By voting against the Government the DUP has sent David Cameron a powerful message that he cannot take their support for granted.
The Prime Minister may have assumed that the DUP would also take a strong line on Syria and that the votes of its eight MPs were in the bag.
If so, he will have been disabused when he rang Nigel Dodds, the DUP's parliamentary leader, to rally support earlier this week.
The DUP backed a Labour amendment which would have left the way open for the use of limited force, but only if the UN received "compelling evidence that the Syrian regime was responsible for the use of these (chemical) weapons".
This was a defensible position in its own terms, but by voting with Labour against the Tories the DUP has increased its parliamentary clout.

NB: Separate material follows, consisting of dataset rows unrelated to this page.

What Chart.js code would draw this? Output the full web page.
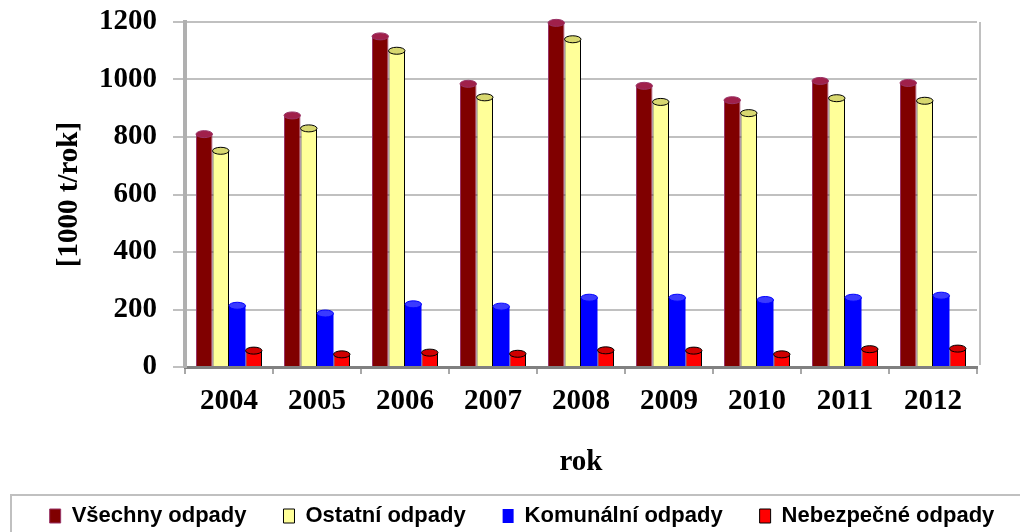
<!DOCTYPE html>
<html>
<head>
<meta charset="utf-8">
<script src="https://cdn.jsdelivr.net/npm/chart.js@4.4.0/dist/chart.umd.min.js"></script>
<style>
    html, body { margin: 0; padding: 0; background: #fff; }
</style>
</head>
<body>
<canvas id="Chart" width="1020" height="532"></canvas>
<script>
// data
const years = ['2004', '2005', '2006', '2007', '2008', '2009', '2010', '2011', '2012'];
const vsechny = [810, 875, 1150, 985, 1197, 978, 928, 995, 988];
const ostatni = [752, 830, 1100, 938, 1140, 922, 883, 935, 926];
const komunalni = [213, 186, 218, 210, 241, 241, 233, 241, 248];
const nebezpecne = [57, 44, 50, 46, 58, 57, 44, 62, 64];
const yTicks = [0, 200, 400, 600, 800, 1000, 1200];

const serif = 'Liberation Serif';
const sans = 'Liberation Sans';

// lighter/darker caps for the cylinder look
const topColors = ['#a0204a', '#d8d870', '#3a3aff', '#d00000'];

const cylinderTops = {
    id: 'cylinderTops',
    afterDatasetsDraw(chart) {
        const ctx = chart.ctx;
        chart.data.datasets.forEach((ds, i) => {
            const meta = chart.getDatasetMeta(i);
            meta.data.forEach(bar => {
                ctx.save();
                ctx.beginPath();
                ctx.ellipse(bar.x, bar.y, bar.width / 2, 3.5, 0, 0, Math.PI * 2);
                ctx.fillStyle = topColors[i];
                ctx.fill();
                ctx.lineWidth = 1;
                ctx.strokeStyle = ds.borderColor;
                ctx.stroke();
                ctx.restore();
            });
        });
    }
};

const frames = {
    id: 'frames',
    beforeDatasetsDraw(chart) {
        const ctx = chart.ctx;
        const a = chart.chartArea;
        ctx.save();
        ctx.strokeStyle = '#c0c0c0';
        ctx.lineWidth = 2;
        ctx.beginPath();
        ctx.moveTo(a.right + 3, a.top);
        ctx.lineTo(a.right + 3, a.bottom - 2);
        ctx.stroke();
        ctx.restore();
    },
    afterDraw(chart) {
        const ctx = chart.ctx;
        const lg = chart.legend;
        const top = lg.legendHitBoxes[0].top - 10;
        ctx.save();
        ctx.strokeStyle = '#c0c0c0';
        ctx.lineWidth = 2;
        ctx.strokeRect(11, top, 1030, 60);
        ctx.restore();
    }
};

const ctx = document.getElementById('Chart').getContext('2d');
const chart = new Chart(ctx, {
    type: 'bar',
    data: {
        labels: years,
        datasets: [
            { label: 'Všechny odpady', data: vsechny, backgroundColor: '#800000', borderColor: '#993366', borderWidth: 1 },
            { label: 'Ostatní odpady', data: ostatni, backgroundColor: '#ffff99', borderColor: '#000000', borderWidth: 1 },
            { label: 'Komunální odpady', data: komunalni, backgroundColor: '#0000ff', borderColor: '#0000ff', borderWidth: 0 },
            { label: 'Nebezpečné odpady', data: nebezpecne, backgroundColor: '#ff0000', borderColor: '#000000', borderWidth: 1 }
        ]
    },
    options: {
        responsive: false,
        animation: false,
        categoryPercentage: 0.75,
        barPercentage: 1.0,
        layout: { padding: { top: 22, right: -12, bottom: -5, left: 12 } },
        plugins: {
            tooltip: { enabled: false },
            legend: {
                position: 'bottom',
                labels: {
                    color: '#000',
                    font: { family: sans, size: 22, weight: 'bold' },
                    boxWidth: 11,
                    boxHeight: 14,
                    padding: 37
                }
            }
        },
        scales: {
            x: {
                grid: { display: true, drawOnChartArea: false, color: '#a8a8a8', lineWidth: 2, tickLength: 7 },
                border: { color: '#808080', width: 3 },
                ticks: { color: '#000', font: { family: serif, size: 29, weight: 'bold' }, padding: 10 },
                title: { display: true, text: 'rok', color: '#000', font: { family: serif, size: 29, weight: 'bold' }, padding: { top: 0, bottom: -12 } },
                afterFit(scale) { scale.height = 101; }
            },
            y: {
                min: 0,
                max: 1200,
                afterBuildTicks(scale) { scale.ticks = yTicks.map(v => ({ value: v })); },
                grid: { color: '#c0c0c0', lineWidth: 2, tickLength: 12 },
                border: { color: '#b0b0b0', width: 4 },
                ticks: {
                    color: '#000',
                    font: { family: serif, size: 29, weight: 'bold', lineHeight: 0.4 },
                    padding: 16,
                    callback: v => String(v)
                },
                title: { display: true, text: '[1000 t/rok]', color: '#000', font: { family: serif, size: 29, weight: 'bold' }, padding: { top: 40, bottom: 0 } },
                afterFit(scale) { scale.width = 173; }
            },
            // empty right-hand axis only reserves the gap right of the plot
            yRight: {
                position: 'right',
                min: 0,
                max: 1200,
                grid: { drawOnChartArea: false, drawTicks: false },
                border: { display: false },
                ticks: { display: false },
                afterFit(scale) { scale.width = 55; }
            }
        }
    },
    plugins: [frames, cylinderTops]
});
</script>
</body>
</html>
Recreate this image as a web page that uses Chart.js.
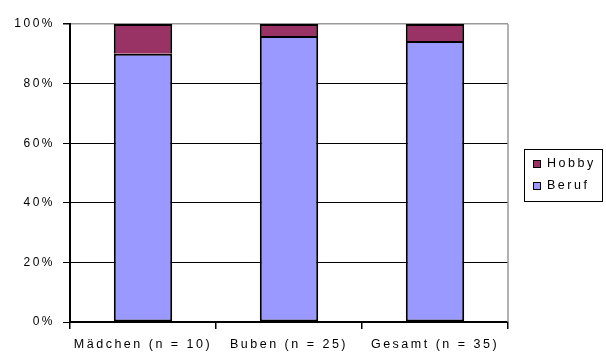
<!DOCTYPE html>
<html lang="de">
<head>
<meta charset="UTF-8">
<title>Beruf / Hobby</title>
<script src="https://cdn.jsdelivr.net/npm/chart.js"></script>
<style>
  html, body { margin: 0; padding: 0; background: #fff; }
  #wrap { position: relative; width: 606px; height: 353px; }
  #legend {
    position: absolute; left: 524px; top: 149px; width: 77px; height: 51px;
    border: 1px solid #000; box-sizing: content-box;
    font: 12.5px "Liberation Sans", Arial, sans-serif; letter-spacing: 2.5px; color: #000;
  }
  #legend .item { position: absolute; left: 8px; height: 14px; line-height: 14px; white-space: nowrap; }
  #legend .box { display: inline-block; width: 6px; height: 6px; border: 1px solid #000; margin-right: 6px; vertical-align: -1px; }
</style>
</head>
<body>
<div id="wrap">
  <canvas id="chart" width="606" height="353"></canvas>
  <div id="legend"></div>
</div>
<script>
// Anteile in Prozent
const labels = ['Mädchen (n = 10)', 'Buben (n = 25)', 'Gesamt (n = 35)'];
const beruf = [90, 96, 94.3];
const hobby = [10, 4, 5.7];
const yTicks = [0, 20, 40, 60, 80, 100];

const colors = { Beruf: '#9999ff', Hobby: '#993366' };
const fontFamily = '"Liberation Sans", Arial, sans-serif';

// Canvas-Text mit Sperrung, rechter Rahmen grau
const extras = {
  id: 'extras',
  beforeDraw(chart) {
    chart.ctx.letterSpacing = '2.5px';
  },
  afterDraw(chart) {
    const { ctx, chartArea: a } = chart;
    ctx.save();
    ctx.strokeStyle = '#999';
    ctx.lineWidth = 1.5;
    ctx.beginPath();
    ctx.moveTo(a.right, a.top);
    ctx.lineTo(a.right, a.bottom);
    ctx.stroke();
    ctx.restore();
  }
};

const chart = new Chart(document.getElementById('chart'), {
  type: 'bar',
  data: {
    labels: labels,
    datasets: [
      { label: 'Beruf', data: beruf, backgroundColor: colors.Beruf, borderColor: '#000', borderWidth: 2, borderSkipped: false },
      { label: 'Hobby', data: hobby, backgroundColor: colors.Hobby, borderColor: '#000', borderWidth: 2, borderSkipped: 'bottom' }
    ]
  },
  options: {
    responsive: false,
    animation: false,
    devicePixelRatio: 1,
    layout: { padding: { left: 0, top: 24, right: 98, bottom: 0 } },
    plugins: { legend: { display: false }, tooltip: { enabled: false } },
    datasets: { bar: { categoryPercentage: 1, barPercentage: 0.4 } },
    scales: {
      x: {
        stacked: true,
        afterFit(s) { s.height = 31; },
        grid: { offset: true, drawOnChartArea: false, color: '#000', lineWidth: 1.5, tickLength: 7 },
        border: { color: '#000', width: 2 },
        ticks: { color: '#000', font: { family: fontFamily, size: 12.5 }, padding: 8, maxRotation: 0 }
      },
      y: {
        stacked: true,
        min: 0,
        max: 100,
        afterFit(s) { s.width = 70; },
        afterBuildTicks(s) { s.ticks = yTicks.map(v => ({ value: v })); },
        grid: {
          color: c => (c.tick && c.tick.value === 100 ? '#999' : '#000'),
          lineWidth: c => (c.tick && c.tick.value === 100 ? 1.5 : 1),
          tickColor: '#000',
          tickLength: 7
        },
        border: { color: '#000', width: 2 },
        ticks: { color: '#000', font: { family: fontFamily, size: 12 }, padding: 8, callback: v => v + '%' }
      }
    }
  },
  plugins: [extras]
});

// Legende: Hobby oben, Beruf unten
const legend = document.getElementById('legend');
chart.data.datasets.slice().reverse().forEach((ds, i) => {
  const item = document.createElement('div');
  item.className = 'item';
  item.style.top = (6 + i * 22) + 'px';
  item.innerHTML = '<span class="box" style="background:' + ds.backgroundColor + '"></span>' + ds.label;
  legend.appendChild(item);
});
</script>
</body>
</html>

There may be more tight votes, perhaps even a breakdown of the Liberal Democrat/Conservative coalition before the 2015 election, and after that the expectation is that no party will have an overall majority.
The support of smaller parties like the DUP could be at a premium and, by showing independence, it has increased its bargaining power.
It appealed to Theresa Villiers, the Conservative Secretary of State, to intervene in marching disputes and overrule the Parades Commission.
The DUP hopes to have nine or 10 seats after the next Westminster election, adding East Belfast and possibly North Down to its current eight.
That is a very useful number and the party has discussed how it would act if there is a tight result. DUP sources say that there is no prospect of going into coalition with the Conservatives; that would make it a hostage to fortune on issues like gay marriage and abortion.
What might be possible would be an external support arrangement in which the DUP would agree to support a vulnerable Government in confidence votes in return for delivery on issues of concern to it.
In the meantime, Mr Cameron and Ms Villiers will have to think more carefully about crossing Mr Dodds or his colleagues in the future.